渡邊哲也「SDGsバブル崩壊 意識高い系がハマるリベラルビジネスの正体」(徳間書店)。電子書籍版はこちら↓
https://www.amazon.co.jp/dp/B0C812JGYV/
 アメリカの政治と経済の関係や世界に対する影響、そして暗号資産の技術的な解説文が多く、自分にはかなり難解な本だった。そもそもSDGs(持続可能な開発目標)ということばを初めて聞いたのは、数年前に取引先である大日本印刷の社員からだった。正直言って『そんなお役所的なコンセプトが世の中に受け入れられるわけはない』と感じた。しかし昨今の状況ではSDGsというワードが世の中を数多闊歩している。ただその印象は『みんなSDGsを商売に利用しているな』という印象だった。それがESG(環境・社会・ガバナンス)投資である。本来ならば世界を正す指針であって、経済活動などとは無縁な考え方であるはずだと思う。だからSDGsとは裏腹にコロナ禍やロシアのウクライナ侵攻などの現象が出てきたら、一気に本音と建前が出てしまった。さらにアメリカ議会下院で共和党が多数派となった。もはやバイデン政権による「グリーン・ニューディール」政策は一気に色褪せた。こうしたことが複合して起こったことで、グリーン・バブルは「グリーン・ウォッシュ」に晒されて崩壊した。そしてドイツに見られるクリーンエネルギー政策は、ロシアのウクライナ侵攻で頓挫した。ドイツはロシアからの天然ガスパイプラインである「ノルド・ストリーム」に頼っていたから。侵攻当初の独仏の対露弱腰は、エネルギーをロシアに握られていたからだ。特にドイツのエネルギー危機は、原発廃止に起因する。
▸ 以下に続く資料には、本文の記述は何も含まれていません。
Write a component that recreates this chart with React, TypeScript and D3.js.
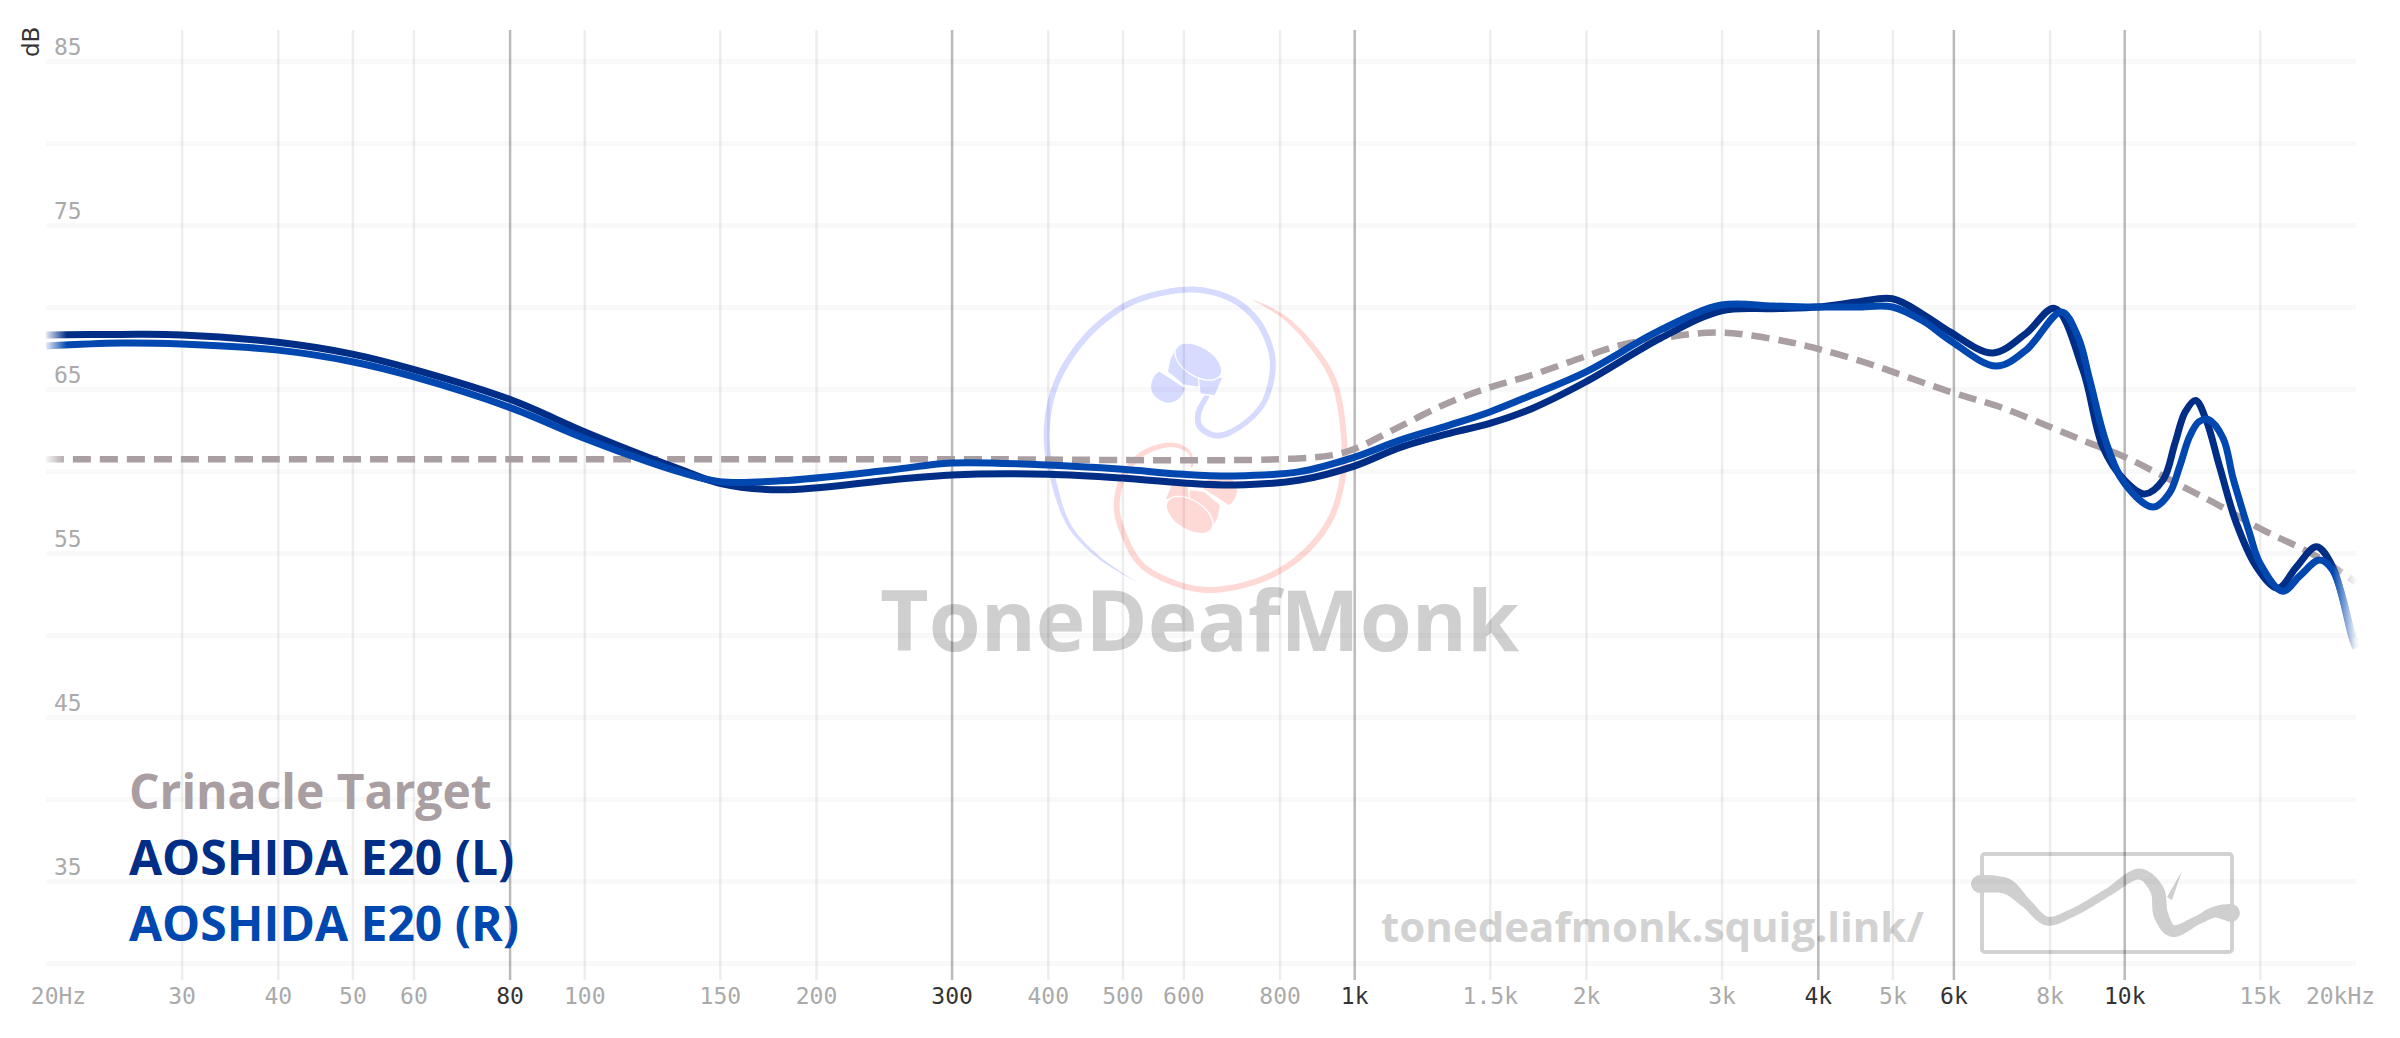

これからは不安定な再生可能エネルギーではなく、日本で技術が進んでいるSMR(小型モジュール)や石炭がエネルギー利用に有効である。気候変動問題や、核戦力の増強競争、先進国と開発途上国の貧富の差などは、もはやヨハネの黙示録の実現を起こしかねない人間の破綻への暴走である。日本のみならず、世界はグリーンバブルに巻き込まれるべきではない。本書はいわゆる「意識高い系」人間に対する痛烈な警告である。